Il y a finalement les Néerlandais qui semblent avoir tout compris et trouvé la réponse appropriée. Chez eux, il n’y a pas vraiment d’exposition, juste une fête foraine avec une roue, des baraques à frites, une galerie des miroirs, des containers et un restaurant sous serre. Le pavillon des Pays-Bas semble vouloir dire : tout cela, c’est juste pour être heureux d’être ensemble, comme dans une fête foraine. Ce choix rompt par sa précarité avec la pseudo-écologie constructive de 99 % de ce qui est bâti à Milan. Des applications d’économie d’énergie fictives au bois ornemental qui recouvre tout de bonnes intentions, l’écologie n’a jamais été aussi malmenée que le jour où le développement spéculatif a commencé à se faire en son nom. Les Néerlandais ont fait du précaire, du vrai.
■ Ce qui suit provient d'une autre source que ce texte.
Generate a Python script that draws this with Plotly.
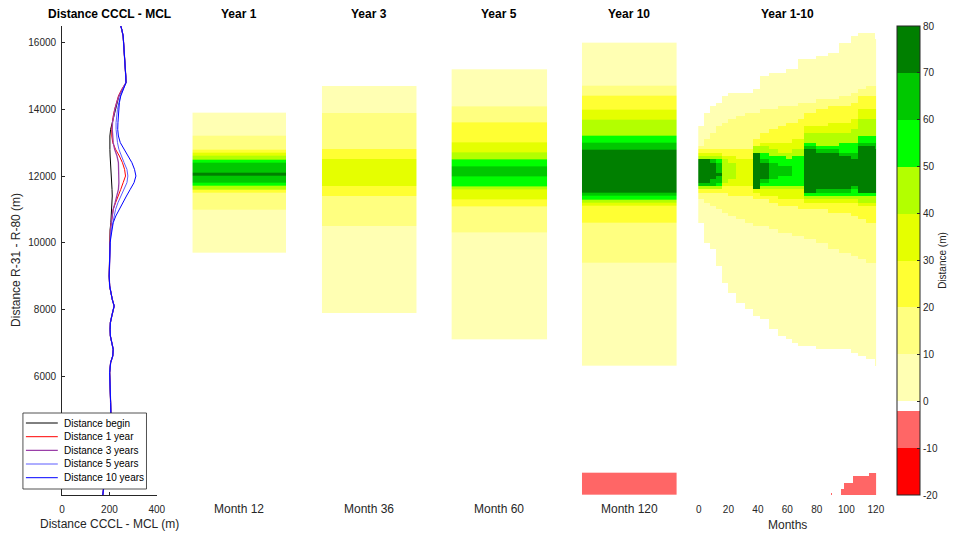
import numpy as np
import plotly.graph_objects as go

W, H = 967, 536

# ---- left panel: distance CCCL - MCL along the reach (m) ----
# lower reach, all curves on top of each other
Y_LOW = [2430, 2600, 3000, 3500, 4000, 4500, 4900, 5200, 5500, 5800, 6100, 6400, 6600, 6800,
         7000, 7200, 7400, 7600, 7800, 8000, 8100, 8300, 8500, 8700, 9000, 9300, 9600, 9800]
X_LOW = [172, 175, 182, 190, 198, 203, 206, 205, 203, 200, 201, 205, 214, 216,
         210, 204, 203, 204, 210, 218, 220, 212, 205, 201, 199, 200, 200, 201]
# middle reach, where the curves separate
Y_MID = [10000, 10200, 10400, 10600, 10800, 11000, 11200, 11400, 11600, 11800, 12000, 12200,
         12400, 12600, 12800, 13000, 13200, 13400, 13600, 13800, 14000, 14200, 14400, 14600]
X_BEGIN = [200, 201, 203, 206, 208, 210, 211, 212, 211, 209, 207, 205,
           204, 203, 202, 201, 202, 205, 212, 218, 225, 232, 240, 255]
X_1Y = [200, 202, 204, 208, 212, 216, 226, 238, 248, 258, 268, 264,
        255, 242, 226, 214, 210, 210, 212, 216, 222, 230, 238, 252]
X_3Y = [201, 203, 205, 208, 212, 216, 224, 232, 238, 240, 240, 240,
        238, 232, 222, 216, 213, 212, 213, 217, 223, 231, 240, 254]
X_5Y = [202, 205, 209, 214, 220, 226, 236, 248, 262, 274, 278, 274,
        262, 250, 240, 234, 230, 228, 228, 230, 234, 240, 246, 258]
X_10Y = [203, 207, 212, 216, 227, 241, 258, 272, 288, 304, 312, 306,
         295, 278, 260, 246, 238, 235, 236, 238, 240, 242, 248, 258]
# upper reach, curves together again
Y_TOP = [14800, 15000, 15200, 15400, 15600, 15800, 16000, 16200, 16400, 16500]
X_TOP = [270, 269, 267, 265, 264, 263, 260, 258, 252, 248]

CURVES = [("Distance begin", X_BEGIN, "#000000", 1.0),
          ("Distance 1 year", X_1Y, "#ff0000", 1.0),
          ("Distance 3 years", X_3Y, "#9a3fa8", 1.3),
          ("Distance 5 years", X_5Y, "#5c5cff", 1.0),
          ("Distance 10 years", X_10Y, "#0000ff", 1.0)]

# ---- single-month snapshots: band edges (m) and band values (m) ----
YEAR1_EDGES = [9700, 11000, 11500, 11600, 11700, 11800, 12000, 12100, 12400, 12500, 12600,
               12700, 12800, 13200, 13900]
YEAR1_VALUES = [5, 15, 25, 45, 55, 65, 75, 65, 55, 45, 35, 25, 15, 5]
YEAR3_EDGES = [7900, 10500, 11400, 11700, 12500, 12800, 13900, 14700]
YEAR3_VALUES = [5, 15, 25, 35, 25, 15, 5]
YEAR5_EDGES = [7100, 10300, 11100, 11300, 11600, 11700, 12000, 12300, 12500, 12700, 13000,
               13600, 14100, 15200]
YEAR5_VALUES = [5, 15, 25, 35, 45, 55, 65, 55, 45, 35, 25, 15, 5]
YEAR10_EDGES = [2430, 3100, 6300, 9400, 10600, 11100, 11200, 11300, 11400, 11500, 12800,
                13000, 13200, 13700, 14000, 14400, 14700, 16000]
YEAR10_VALUES = [-5, None, 5, 15, 25, 35, 45, 55, 65, 75, 65, 55, 45, 35, 25, 15, 5]

# ---- year 1-10: extent (bottom/top, m) of each distance class, read at these months ----
SAMPLE_MONTHS = [0, 4, 8, 12, 16, 20, 26, 32, 37, 42, 48, 54, 60, 64, 68, 72, 80, 88, 96,
                 104, 109, 114, 120]
L0_TOP = [13500, 13900, 14100, 14200, 14400, 14500, 14500, 14500, 14600, 15000, 15100, 15100,
          15200, 15200, 15500, 15500, 15600, 15700, 16000, 16200, 16300, 16300, 16100]
L0_BOT = [10600, 10000, 9800, 9300, 8800, 8500, 8200, 8000, 7800, 7700, 7400, 7200,
          7100, 7000, 6950, 6900, 6850, 6850, 6800, 6750, 6650, 6500, 6300]
L10_TOP = [12900, 13100, 13300, 13500, 13600, 13700, 13800, 13900, 13900, 14000, 14000, 14100,
           14100, 14100, 14200, 14200, 14300, 14300, 14400, 14500, 14600, 14700, 14700]
L10_BOT = [11300, 11200, 11100, 11000, 10900, 10800, 10700, 10600, 10500, 10500, 10400, 10300,
           10300, 10200, 10200, 10100, 10000, 9800, 9700, 9600, 9500, 9400, 9400]
L20_TOP = [12800, 12800, 12800, 12800, 12800, 12800, 12800, 12800, 13100, 13300, 13400, 13500,
           13600, 13600, 13700, 13900, 14000, 14100, 14100, 14200, 14400, 14400, 14400]
L20_BOT = [11500, 11500, 11500, 11500, 11500, 11400, 11400, 11400, 11300, 11300, 11200, 11100,
           11100, 11100, 11000, 11000, 11000, 10900, 10900, 10800, 10700, 10600, 10600]
L30_TOP = [12700, 12700, 12700, 12700, 12600, 12600, 12500, 12500, 12900, 13000, 13000, 13000,
           13000, 13100, 13100, 13500, 13500, 13600, 13600, 13700, 14000, 14000, 14000]
L30_BOT = [11600, 11600, 11600, 11600, 11700, 11700, 11700, 11700, 11500, 11400, 11400, 11300,
           11300, 11300, 11300, 11200, 11200, 11200, 11200, 11200, 11100, 11100, 11100]
L40_TOP = [12600, 12600, 12600, 12600, 12500, 12400, None, None, 12900, 12900, 12800, 12700,
           12700, 12800, 12800, 13300, 13300, 13300, 13300, 13400, 13700, 13700, 13700]
L40_BOT = [11600, 11600, 11600, 11600, 11800, 11900, None, None, 11600, 11600, 11600, 11600,
           11600, 11600, 11600, 11300, 11300, 11300, 11300, 11300, 11200, 11200, 11200]
L50_TOP = [12500, 12500, 12500, 12500, None, None, None, None, 12700, 12700, 12600, 12600,
           12500, 12600, 12600, 13000, 12900, 12900, 13000, 13000, 13200, 13200, 13200]
L50_BOT = [11700, 11700, 11700, 11700, None, None, None, None, 11700, 11700, 11700, 11700,
           11700, 11700, 11700, 11400, 11400, 11400, 11400, 11400, 11400, 11400, 11400]
L60_TOP = [12500, 12500, 12500, 12400, None, None, None, None, 12600, 12500, 12400, 12300,
           12300, None, None, 12900, 12800, 12800, 12700, 12700, 13000, 13000, 13000]
L60_BOT = [11700, 11700, 11700, 11800, None, None, None, None, 11700, 11800, 11900, 12000,
           12000, None, None, 11500, 11500, 11500, 11500, 11600, 11500, 11500, 11500]
L70_TOP = [12500, 12500, 12400, 12100, None, None, None, None, 12700, 12400, None, None,
           None, None, None, 12800, 12700, 12700, 12600, 12500, 12900, 12900, 12800]
L70_BOT = [11800, 11800, 11900, 12000, None, None, None, None, 11600, 11900, None, None,
           None, None, None, 11500, 11600, 11600, 11600, 11700, 11500, 11500, 11500]
# erosion (negative) patch at the downstream end
RED_START = [90, 97, 99, 105, 116]
RED_END = [90, 98, 104, 115, 120]
RED_TOP = [2500, 2600, 2800, 3000, 3100]

CBAR_TICKS = [-20, -10, 0, 10, 20, 30, 40, 50, 60, 70, 80]

LEVELS = [(5, L0_BOT, L0_TOP), (15, L10_BOT, L10_TOP), (25, L20_BOT, L20_TOP),
          (35, L30_BOT, L30_TOP), (45, L40_BOT, L40_TOP), (55, L50_BOT, L50_TOP),
          (65, L60_BOT, L60_TOP), (75, L70_BOT, L70_TOP)]

months = np.arange(0, 121)
y_edges = np.arange(2400, 16600, 100)
y_mid = y_edges[:-1] + 50
z_all = np.full((len(y_mid), len(months)), np.nan)
for j, m in enumerate(months):
    k = np.searchsorted(SAMPLE_MONTHS, m, side="right") - 1
    for val, lo, hi in LEVELS:
        if lo[k] is None:
            continue
        z_all[(y_mid >= lo[k]) & (y_mid < hi[k]), j] = val
for s, e, top in zip(RED_START, RED_END, RED_TOP):
    z_all[np.ix_(y_mid < top, (months >= s) & (months <= e))] = -5

# ---- discrete colour map ----
BOUNDS = [-20, -10, -2, 0, 10, 20, 30, 40, 50, 60, 70, 80]
COLORS = ["#ff0000", "#ff6666", "#ffffff", "#ffffb3", "#ffff80", "#ffff33",
          "#e5ff00", "#b3ff00", "#00ff00", "#00c800", "#007f00"]
cscale = []
for i, c in enumerate(COLORS):
    cscale.append([(BOUNDS[i] + 20) / 100, c])
    cscale.append([(BOUNDS[i + 1] + 20) / 100, c])

# the snapshot came out ~1% narrower than the page, so stretch x placements a little
KX = 1.009


def fx(px):
    return px * KX / W


def fy(py):
    return 1 - py / H


YR = [2430, 16500]
YDOM = [fy(495), fy(26)]
FONT = "Liberation Sans, Arial, sans-serif"
AX = "#262626"

fig = go.Figure()

for name, xs, color, width in CURVES:
    fig.add_trace(go.Scatter(x=X_LOW + xs + X_TOP, y=Y_LOW + Y_MID + Y_TOP, mode="lines",
                             name=name, line=dict(color=color, width=width),
                             showlegend=False, xaxis="x", yaxis="y"))

panels = [(YEAR1_EDGES, YEAR1_VALUES), (YEAR3_EDGES, YEAR3_VALUES),
          (YEAR5_EDGES, YEAR5_VALUES), (YEAR10_EDGES, YEAR10_VALUES)]
for i, (edges, vals) in enumerate(panels):
    n = i + 2
    fig.add_trace(go.Heatmap(x=[0, 1], y=edges,
                             z=[[np.nan if v is None else v] for v in vals],
                             coloraxis="coloraxis", showlegend=False, hoverinfo="skip",
                             xaxis=f"x{n}", yaxis=f"y{n}"))

fig.add_trace(go.Heatmap(x=months, y=y_edges, z=z_all, coloraxis="coloraxis",
                         showlegend=False, hoverinfo="skip", xaxis="x6", yaxis="y6"))

lay = dict(
    width=W, height=H, autosize=False,
    margin=dict(l=0, r=0, t=0, b=0),
    paper_bgcolor="white", plot_bgcolor="white",
    font=dict(family=FONT, color=AX, size=10),
    xaxis=dict(domain=[fx(59.3), fx(154.3)], range=[0, 400], tickvals=[0, 200, 400],
               showline=True, linecolor=AX, linewidth=1, ticks="inside", ticklen=3,
               tickcolor=AX, showgrid=False, zeroline=False, anchor="y",
               ticklabelstandoff=5, tickfont=dict(size=10, color=AX)),
    yaxis=dict(domain=YDOM, range=YR, tickvals=list(range(6000, 16001, 2000)),
               tickformat="d", showline=True, linecolor=AX, linewidth=1, ticks="inside",
               ticklen=3, tickcolor=AX, showgrid=False, zeroline=False, anchor="x",
               ticklabelstandoff=3, tickfont=dict(size=10, color=AX)),
    coloraxis=dict(
        colorscale=cscale, cmin=-20, cmax=80,
        colorbar=dict(x=fx(897), xanchor="left", xpad=0, ypad=0,
                      thickness=23, thicknessmode="pixels",
                      len=(495 - 26) / H, lenmode="fraction",
                      y=fy(260.5), yanchor="middle",
                      tickvals=CBAR_TICKS, ticktext=[str(t) for t in CBAR_TICKS],
                      ticks="inside", ticklen=3,
                      tickcolor=AX, outlinewidth=1, outlinecolor=AX,
                      tickfont=dict(size=10, color=AX),
                      title=dict(text="Distance (m)", side="right",
                                 font=dict(size=10, color=AX)))),
)

px_doms = [(190, 284), (320, 415), (450, 546), (581, 676)]
for i, (a, b) in enumerate(px_doms):
    n = i + 2
    lay[f"xaxis{n}"] = dict(domain=[fx(a), fx(b)], range=[0, 1], visible=False, anchor=f"y{n}")
    lay[f"yaxis{n}"] = dict(domain=YDOM, range=YR, visible=False, anchor=f"x{n}")
lay["xaxis6"] = dict(domain=[fx(697.6), fx(876.7)], range=[-0.5, 120.5],
                     tickvals=list(range(0, 121, 20)), showline=False, ticks="",
                     showgrid=False, zeroline=False, anchor="y6", ticklabelstandoff=7,
                     tickfont=dict(size=10, color=AX))
lay["yaxis6"] = dict(domain=YDOM, range=YR, visible=False, anchor="x6")

fig.update_layout(**lay)

# legend box drawn by hand (plotly's own rows are too tall for this box)
shapes = [dict(type="rect", xref="paper", yref="paper", x0=fx(20), x1=fx(144),
               y0=fy(489), y1=fy(413), line=dict(color=AX, width=0.8), fillcolor="white")]
ann = []
row_y = [423, 436.7, 450.3, 464, 477.7]
for (name, _, color, width), ry in zip(CURVES, row_y):
    shapes.append(dict(type="line", xref="paper", yref="paper", x0=fx(23), x1=fx(55),
                       y0=fy(ry), y1=fy(ry), line=dict(color=color, width=width)))
    ann.append(dict(text=name, x=fx(59), y=fy(ry), xanchor="left",
                    font=dict(size=10, color="#000000")))

titles = [("Distance CCCL - MCL", 106.8), ("Year 1", 237), ("Year 3", 367.5),
          ("Year 5", 498), ("Year 10", 628.5), ("Year 1-10", 787)]
for t, x in titles:
    ann.append(dict(text=f"<b>{t}</b>", x=fx(x), y=fy(14), font=dict(size=12, color="#000000")))
labels = [("Month 12", 237), ("Month 36", 367.5), ("Month 60", 498), ("Month 120", 628.5)]
for t, x in labels:
    ann.append(dict(text=t, x=fx(x), y=fy(509), font=dict(size=12, color=AX)))
ann.append(dict(text="Months", x=fx(787), y=fy(525), font=dict(size=12, color=AX)))
ann.append(dict(text="Distance CCCL - MCL (m)", x=fx(106.8), y=fy(524),
                font=dict(size=12, color=AX)))
ann.append(dict(text="Distance R-31 - R-80 (m)", x=fx(13), y=fy(260), textangle=-90,
                font=dict(size=12, color=AX)))
for a in ann:
    a.setdefault("xanchor", "center")
    a.update(xref="paper", yref="paper", showarrow=False, yanchor="middle")
fig.update_layout(annotations=ann, shapes=shapes)

# the page's default 8px body margin (and any scrollbar) would move the fixed-size figure
fig.write_html("out.html", config={"displayModeBar": False},
               post_script="document.body.style.margin='0';"
                           "document.documentElement.style.overflow='hidden';"
                           "document.body.style.overflow='hidden';")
Seul intérêt de cette foire : l’accent mis sur la gastronomie, puisque chaque pavillon est aussi un très bon restaurant d’une cuisine nationale. Le japonais, le néerlandais, l’allemand, l’espagnol, le français valent le détour. Vous mangez un vrai nasi goren chez les Indonésiens et des recettes régionales inconnues au pavillon des régions italiennes. Ne vous gavez pas de chips dans le train, ne préparez pas de sandwich : la foire, gigantesque food court, se visite pour ce qu’elle permet de déguster.